Neil Armstrong's Code - areoform
http://www.washingtonpost.com/wp-srv/national/longterm/space/armstrong1.htm
======
areoform
I have spent more time than most thinking about Armstrong, Project Apollo and
his legacy in the long lens of history. This misunderstanding became much
clearer when the program ended and all of the Apollo astronauts faced an
existential crisis and a deep depression following their crowning achievement.
Their lives - the lives of some of the smartest and most driven people to ever
live - peaked in their 40's and that was it.

It's hard to imagine a different perception of Apollo than the one we have
right now, but at the time people realized it would be historic, but they
didn't grasp the magnitude of their achievement. This fact was especially true
for the astronauts involved. No one - not even NASA - realized the obvious at
the time; the astronauts were never going to be human beings after their moon
walks. They were going to be such and such who walked on the moon. And in a
way - in the eyes of history - every act following that point was essentially
a footnote. After all, how the heck do you top walking on the moon?

This burden was further magnified for Armstrong. Most of us forget the depth
of his fame. Carl Sagan wrote about an anecdote where an anthropologist told
him that a previously uncontacted tribe (or rather assumed to be uncontacted
tribe) asked about Apollo 11 and if it was true if human beings had indeed
walked on the moon. Try to put yourself in his shoes and lift the weight he
carried. Try to imagine being Neil Armstrong and waking up every single day
with the weight that _every_ literate child in the world will learn your name
until humanity itself ceases to be. He became The First Man - not a person who
was allowed to make mistakes. No, that was too undignified for The First Man.
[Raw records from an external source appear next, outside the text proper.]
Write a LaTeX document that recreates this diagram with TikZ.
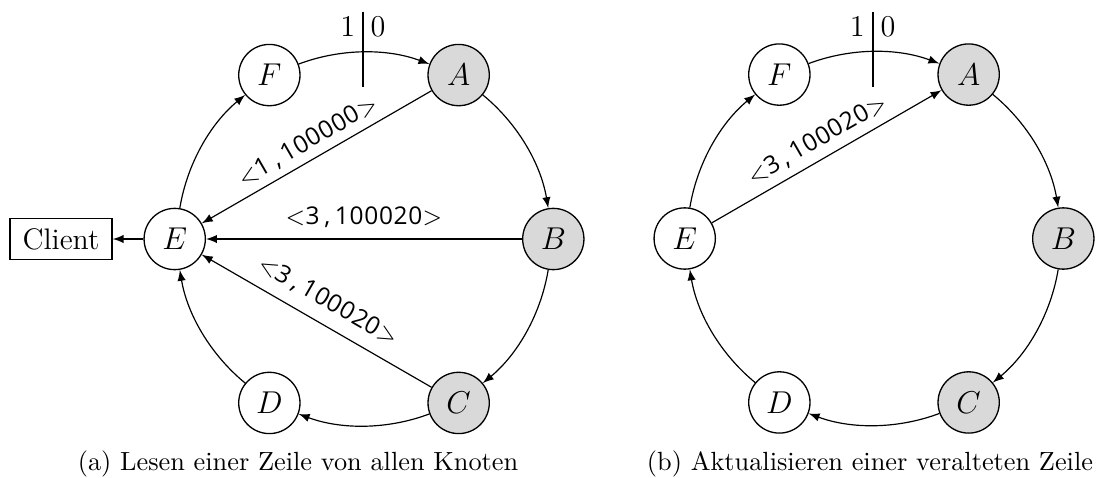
\RequirePackage{fix-cm}
\documentclass[tikz,border=0pt]{standalone}
\usepackage{fontspec}
\newfontfamily\lblfont{Open Sans}
\makeatletter
\def\monoit#1{\ifx#1\relax\else\makebox[0.6em]{#1}\expandafter\monoit\fi}
\makeatother
\newcommand\msgtext[1]{$<$\monoit #1\relax$>$}
\begin{document}
\begin{tikzpicture}[x=0.3802pt,y=0.3802pt,
  ring/.style={circle,draw,line width=0.5pt,minimum size=23.3pt,inner sep=0pt,font=\fontsize{12}{14}\selectfont},
  hot/.style={ring,fill=black!15},
  cyc/.style={-latex,line width=0.45pt,bend left=20.6,looseness=0.88},
  msg/.style={-latex,line width=0.45pt},
  lbl/.style={sloped,inner sep=2.5pt,font=\fontsize{9.3}{11}\selectfont\lblfont},
  captext/.style={anchor=base,font=\fontsize{10}{12}\selectfont},
  bit/.style={inner sep=0pt,font=\fontsize{11.5}{13}\selectfont},
  box/.style={draw,line width=0.5pt,minimum width=38.8pt,minimum height=15.8pt,inner sep=0pt,font=\fontsize{11.3}{13}\selectfont}
]
\useasboundingbox (0,0) rectangle (1099,-477);
% ---------- left diagram ----------
\node[hot]  (A) at (458.65,-75.06) {$A$};
\node[hot]  (B) at (553.3,-239) {$B$};
\node[hot]  (C) at (458.65,-402.94) {$C$};
\node[ring] (D) at (269.35,-402.94) {$D$};
\node[ring] (E) at (174.7,-239) {$E$};
\node[ring] (F) at (269.35,-75.06) {$F$};
\node[box]  (client) at (61,-239) {Client};
\draw[cyc] (F) to (A);
\draw[cyc] (A) to (B);
\draw[cyc] (B) to (C);
\draw[cyc] (C) to (D);
\draw[cyc] (D) to (E);
\draw[cyc] (E) to (F);
\draw[msg] (E) -- (client);
\draw[msg] (A) -- node[lbl,above=0pt] {\msgtext{1,100000}} (E);
\draw[msg] (B) -- node[lbl,above=1.5pt] {\msgtext{3,100020}} (E);
\draw[msg] (C) -- node[lbl,above=2pt] {\msgtext{3,100020}} (E);
\coordinate (t1a) at (363.3,-11.7);
\coordinate (t1b) at (363.3,-86.7);
\draw[line width=0.8pt] (t1a) -- (t1b);
\node[bit] (one1) at (347.7,-26.7) {1};
\node[bit] (zero1) at (378,-26.7) {0};
\node[captext] (capa) at (298,-470) {(a) Lesen einer Zeile von allen Knoten};
% ---------- right diagram ----------
\node[hot]  (A2) at (968.65,-74.56) {$A$};
\node[hot]  (B2) at (1063.3,-238.5) {$B$};
\node[hot]  (C2) at (968.65,-402.44) {$C$};
\node[ring] (D2) at (779.35,-402.44) {$D$};
\node[ring] (E2) at (684.7,-238.5) {$E$};
\node[ring] (F2) at (779.35,-74.56) {$F$};
\draw[cyc] (F2) to (A2);
\draw[cyc] (A2) to (B2);
\draw[cyc] (B2) to (C2);
\draw[cyc] (C2) to (D2);
\draw[cyc] (D2) to (E2);
\draw[cyc] (E2) to (F2);
\draw[msg] (E2) -- node[lbl,above=0.5pt] {\msgtext{3,100020}} (A2);
\coordinate (t2a) at (873.3,-11.7);
\coordinate (t2b) at (873.3,-86.7);
\draw[line width=0.8pt] (t2a) -- (t2b);
\node[bit] (one2) at (857.2,-26.7) {1};
\node[bit] (zero2) at (888,-26.7) {0};
\node[captext] (capb) at (870,-470) {(b) Aktualisieren einer veralteten Zeile};
\end{tikzpicture}
\end{document}
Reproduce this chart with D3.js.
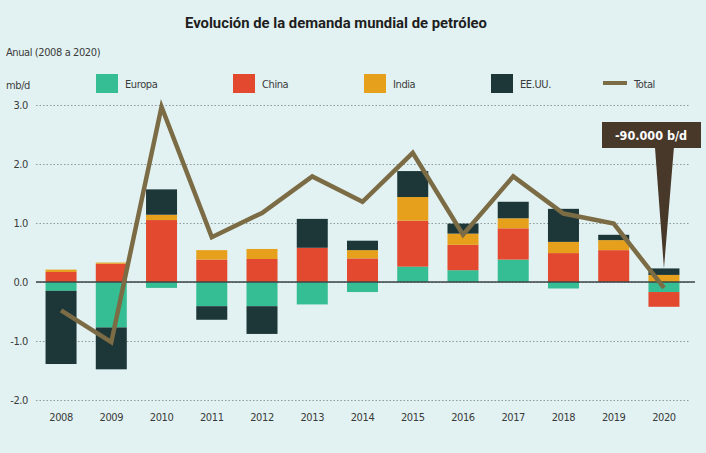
<!DOCTYPE html>
<html>
<head>
<meta charset="utf-8">
<script src="https://cdn.jsdelivr.net/npm/d3@7"></script>
<style>
  body { margin: 0; background: #e2f2f2; }
  svg { display: block; }
  .tick-label { font-family: "DejaVu Sans Condensed", "DejaVu Sans", sans-serif; font-stretch: condensed; font-size: 11px; letter-spacing: -0.4px; fill: #3b3b3b; }
</style>
</head>
<body>
<svg id="chart"></svg>
<script>
// data (mb/d)
const years = [2008, 2009, 2010, 2011, 2012, 2013, 2014, 2015, 2016, 2017, 2018, 2019, 2020];
const europa = [-0.15, -0.77, -0.10, -0.41, -0.41, -0.38, -0.17, 0.26, 0.20, 0.38, -0.11, 0.00, -0.17];
const china  = [0.17, 0.31, 1.05, 0.38, 0.39, 0.58, 0.40, 0.78, 0.43, 0.53, 0.49, 0.54, -0.25];
const india  = [0.04, 0.02, 0.09, 0.16, 0.17, 0.00, 0.14, 0.40, 0.19, 0.17, 0.19, 0.17, 0.12];
const eeuu   = [-1.24, -0.71, 0.43, -0.23, -0.47, 0.49, 0.16, 0.44, 0.17, 0.28, 0.56, 0.09, 0.11];
const total  = [-0.48, -1.02, 2.97, 0.76, 1.17, 1.79, 1.36, 2.19, 0.80, 1.79, 1.16, 0.99, -0.10];
const yTicks = [-2, -1, 0, 1, 2, 3];

const seriesKeys = ['Europa', 'China', 'India', 'EE.UU.'];
const colors = { 'Europa': '#35bd93', 'China': '#e2492f', 'India': '#e7a01c', 'EE.UU.': '#1d3638' };
const lineColor = '#7b6c45';

const width = 706, height = 453;

const svg = d3.select('#chart')
  .attr('width', width)
  .attr('height', height);

// table for the stack
const table = years.map((y, i) => ({
  year: y, 'Europa': europa[i], 'China': china[i], 'India': india[i], 'EE.UU.': eeuu[i]
}));

const stacked = d3.stack()
  .keys(seriesKeys)
  .offset(d3.stackOffsetDiverging)(table);

// scales
const xScale = d3.scaleBand()
  .domain(years)
  .range([36, 689])
  .paddingInner(0.383)
  .paddingOuter(0.19);

const yScale = d3.scaleLinear()
  .domain([-2, 3])
  .range([400, 105]);

// title + subtitle
svg.append('text')
  .attr('x', 336).attr('y', 28)
  .attr('text-anchor', 'middle')
  .attr('font-family', 'Roboto, sans-serif')
  .attr('font-weight', 'bold')
  .attr('font-size', 15)
  .attr('textLength', 302)
  .attr('lengthAdjust', 'spacingAndGlyphs')
  .attr('fill', '#1e1e1e')
  .text('Evolución de la demanda mundial de petróleo');

svg.append('text')
  .attr('class', 'tick-label')
  .attr('x', 6).attr('y', 56)
  .text('Anual (2008 a 2020)');

svg.append('text')
  .attr('class', 'tick-label')
  .attr('x', 6).attr('y', 89)
  .text('mb/d');

// legend
const legendX = [96, 233, 364, 491];
const legend = svg.append('g');
seriesKeys.forEach((k, i) => {
  legend.append('rect')
    .attr('x', legendX[i]).attr('y', 74)
    .attr('width', 22).attr('height', 19)
    .attr('fill', colors[k]);
  legend.append('text')
    .attr('class', 'tick-label')
    .attr('x', legendX[i] + 29).attr('y', 88)
    .text(k);
});
legend.append('line')
  .attr('x1', 603).attr('x2', 627)
  .attr('y1', 83).attr('y2', 83)
  .attr('stroke', lineColor).attr('stroke-width', 4);
legend.append('text')
  .attr('class', 'tick-label')
  .attr('x', 634).attr('y', 88)
  .text('Total');

// y axis: dotted grid + labels (plain hyphen for negatives, as printed)
const yAxis = d3.axisLeft(yScale)
  .tickValues(yTicks)
  .tickSize(-(689 - 36))
  .tickFormat(d => d3.format('.1f')(d).replace('−', '-'));

const yAxisG = svg.append('g')
  .attr('transform', 'translate(36,0)')
  .call(yAxis);

yAxisG.select('.domain').remove();
yAxisG.selectAll('.tick line')
  .attr('stroke', '#8c9a9a')
  .attr('stroke-dasharray', '1.5,2')
  .attr('stroke-width', 1);
yAxisG.selectAll('.tick text')
  .attr('class', 'tick-label')
  .attr('x', -8)
  .attr('dy', '0.32em');

// bars
svg.append('g')
  .selectAll('g')
  .data(stacked)
  .join('g')
    .attr('fill', d => colors[d.key])
  .selectAll('rect')
  .data(d => d)
  .join('rect')
    .attr('x', d => xScale(d.data.year))
    .attr('width', xScale.bandwidth())
    .attr('y', d => yScale(Math.max(d[0], d[1])))
    .attr('height', d => Math.abs(yScale(d[0]) - yScale(d[1])));

// zero line
svg.append('line')
  .attr('x1', 36).attr('x2', 695)
  .attr('y1', yScale(0)).attr('y2', yScale(0))
  .attr('stroke', '#3d4444')
  .attr('stroke-width', 1.5);

// total line
const line = d3.line()
  .x((d, i) => xScale(years[i]) + xScale.bandwidth() / 2)
  .y(d => yScale(d));

svg.append('path')
  .datum(total)
  .attr('d', line)
  .attr('fill', 'none')
  .attr('stroke', lineColor)
  .attr('stroke-width', 4.5)
  .attr('stroke-linejoin', 'miter');

// x axis labels
const xAxis = d3.axisBottom(xScale).tickSize(0).tickSizeOuter(0);
const xAxisG = svg.append('g')
  .attr('transform', 'translate(0,408)')
  .call(xAxis);
xAxisG.select('.domain').remove();
xAxisG.selectAll('.tick text')
  .attr('class', 'tick-label')
  .attr('dy', '0.9em');

// annotation for 2020
const last = years.length - 1;
const cx = xScale(years[last]) + xScale.bandwidth() / 2;
const topLast = d3.max(stacked, s => s[last][1]);
const boxTop = 122, boxBottom = 148;

svg.append('path')
  .attr('d', `M${cx - 9},${boxBottom - 1} L${cx + 10},${boxBottom - 1} L${cx},${yScale(topLast)} Z`)
  .attr('fill', '#47382a');

svg.append('rect')
  .attr('x', 602).attr('y', boxTop)
  .attr('width', 99).attr('height', boxBottom - boxTop)
  .attr('fill', '#47382a');

svg.append('text')
  .attr('x', 651).attr('y', 140)
  .attr('text-anchor', 'middle')
  .attr('font-family', '"DejaVu Sans Condensed", "DejaVu Sans", sans-serif')
  .attr('font-stretch', 'condensed')
  .attr('font-weight', 'bold')
  .attr('font-size', 12.5)
  .attr('fill', '#ffffff')
  .text('-90.000 b/d');
</script>
</body>
</html>
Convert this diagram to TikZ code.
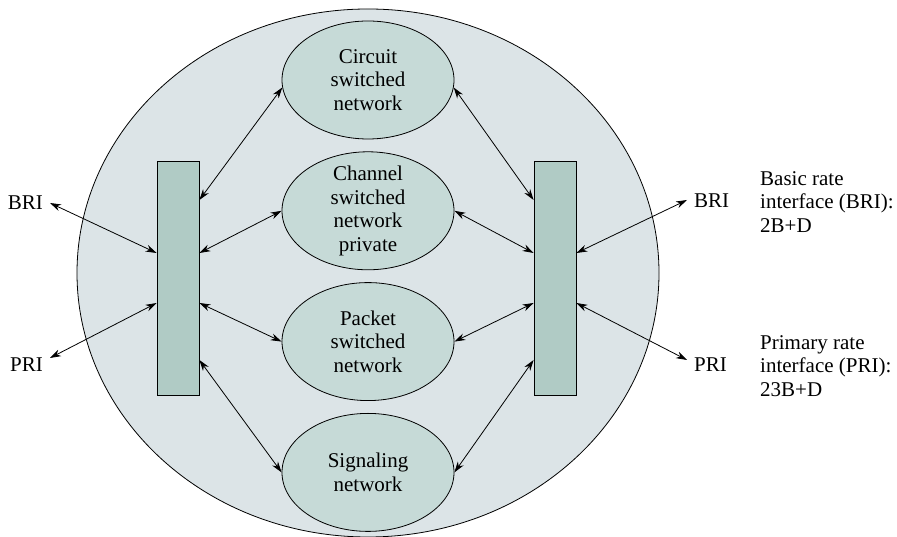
\documentclass[tikz,border=0pt]{standalone}
\usepackage{fontspec}
\setmainfont{Liberation Serif}
\usetikzlibrary{arrows.meta,positioning,shapes.geometric}
\definecolor{isdnouter}{RGB}{220,228,231}
\definecolor{isdnnet}{RGB}{198,218,215}
\definecolor{isdnbox}{RGB}{176,203,197}

\begin{document}
\begin{tikzpicture}[x=1pt,y=1pt,font=\fontsize{21}{23.5}\selectfont,
    net/.style={ellipse,draw,line width=0.8pt,fill=isdnnet,
                minimum width=172pt,minimum height=118pt,inner sep=0pt,
                label={[align=center,inner sep=0pt]center:{#1}}},
    port/.style={draw,line width=0.8pt,fill=isdnbox,
                 minimum width=42pt,minimum height=234pt,inner sep=0pt},
    link/.style={<->,>={Stealth[length=11pt,width=7pt]},line width=0.8pt},
    tag/.style={inner ysep=0pt,inner xsep=7pt},
    note/.style={align=left,inner sep=0pt}]
  \useasboundingbox (0,0) rectangle (897,537);
  % ISDN cloud
  \node[ellipse,draw,line width=0.8pt,fill=isdnouter,
        minimum width=582pt,minimum height=528pt] (cloud) at (368,264) {};
  % networks
  \node[net={Circuit\\switched\\network}] (circ) at (368,457) {};
  \node[net={Channel\\switched\\network\\private},below=12pt of circ] (chan) {};
  \node[net={Packet\\switched\\network},below=12pt of chan] (pack) {};
  \node[net={Signaling\\network},below=12pt of pack] (sig) {};
  % switches
  \node[port] (lsw) at (178,259) {};
  \node[port] (rsw) at (555,259) {};
  % user side
  \node[tag,anchor=east] (bril) at (50,334) {BRI};
  \node[tag,anchor=east] (pril) at (50,172) {PRI};
  \node[tag,anchor=west] (brir) at (687,336) {BRI};
  \node[tag,anchor=west] (prir) at (687,172) {PRI};
  \node[note,anchor=west] (bnote) at (760,335) {Basic rate\\interface (BRI):\\2B+D};
  \node[note,anchor=west] (pnote) at (760,171) {Primary rate\\interface (PRI):\\23B+D};
  % links
  \draw[link] ([yshift=78pt]lsw.east) -- (circ.185);
  \draw[link] ([yshift=25pt]lsw.east) -- (chan.west);
  \draw[link] ([yshift=-25pt]lsw.east) -- (pack.west);
  \draw[link] ([yshift=-82pt]lsw.east) -- (sig.west);
  \draw[link] ([yshift=78pt]rsw.west) -- (circ.355);
  \draw[link] ([yshift=25pt]rsw.west) -- (chan.east);
  \draw[link] ([yshift=-25pt]rsw.west) -- (pack.east);
  \draw[link] ([yshift=-82pt]rsw.west) -- (sig.east);
  \draw[link] ([yshift=25pt]lsw.west) -- (bril.east);
  \draw[link] ([yshift=-25pt]lsw.west) -- ([yshift=7pt]pril.east);
  \draw[link] ([yshift=25pt]rsw.east) -- ([yshift=1pt]brir.west);
  \draw[link] ([yshift=-25pt]rsw.east) -- ([yshift=5pt]prir.west);
\end{tikzpicture}
\end{document}
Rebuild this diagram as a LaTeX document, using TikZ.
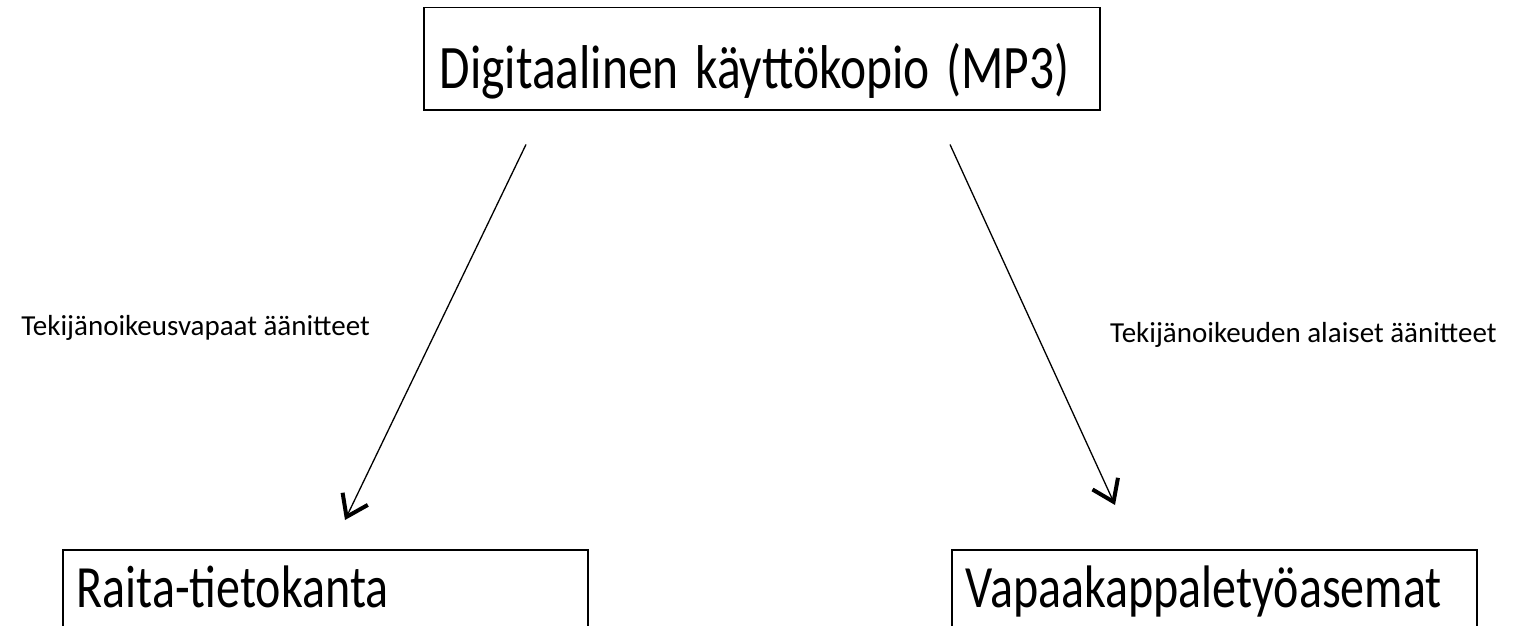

And he hated every second of it. He refused to sign autographs. He stopped
going out into public. Stopped giving interviews. (IIRC, the last one he gave
was to an accountant
[https://www.theatlantic.com/national/archive/2012/05/neil-
ar...](https://www.theatlantic.com/national/archive/2012/05/neil-armstrong-
grants-rare-interview-accountant/327730/)) And chose to live his life as a
recluse.

But perhaps, this tendency is why he was chosen in the first place. Deke
Slayton and the other administrators, wisely, knew that he would be a better
First Man than someone like Aldrin, who can be described in the most
charitable of terms as a fame whore.
[http://www.americaspace.com/?p=24709](http://www.americaspace.com/?p=24709)

And so one of the most shy and cerebral men of his generation was chosen to be
a "living monument." And perhaps a monument to the American era as a whole. As
of writing, Armstrong is already more famous than Alexander the Great - after
whom at least three major languages have literally defined the word "great."
(even now his name isn't Alexander of Macedonia, but Alexander _the_ Great.)
And Alexander himself will be forgotten before Armstrong is. He is without a
doubt, the most famous human to ever exist. And long after the American empire
ceases to be, he will still be remembered as an example of what we achieved.
Barring a calamity, he will be remembered for all time as long as human beings
are alive.

It was a very heavy burden, but Armstrong bore it with grace. Perhaps with
greater grace than Washington himself, who exemplified the ideal of doing your
service and saying goodbye to retire to a farm.

Beyond his technical mind. I am in awe of him as a human being. The more I
learn about him, the more I admire him.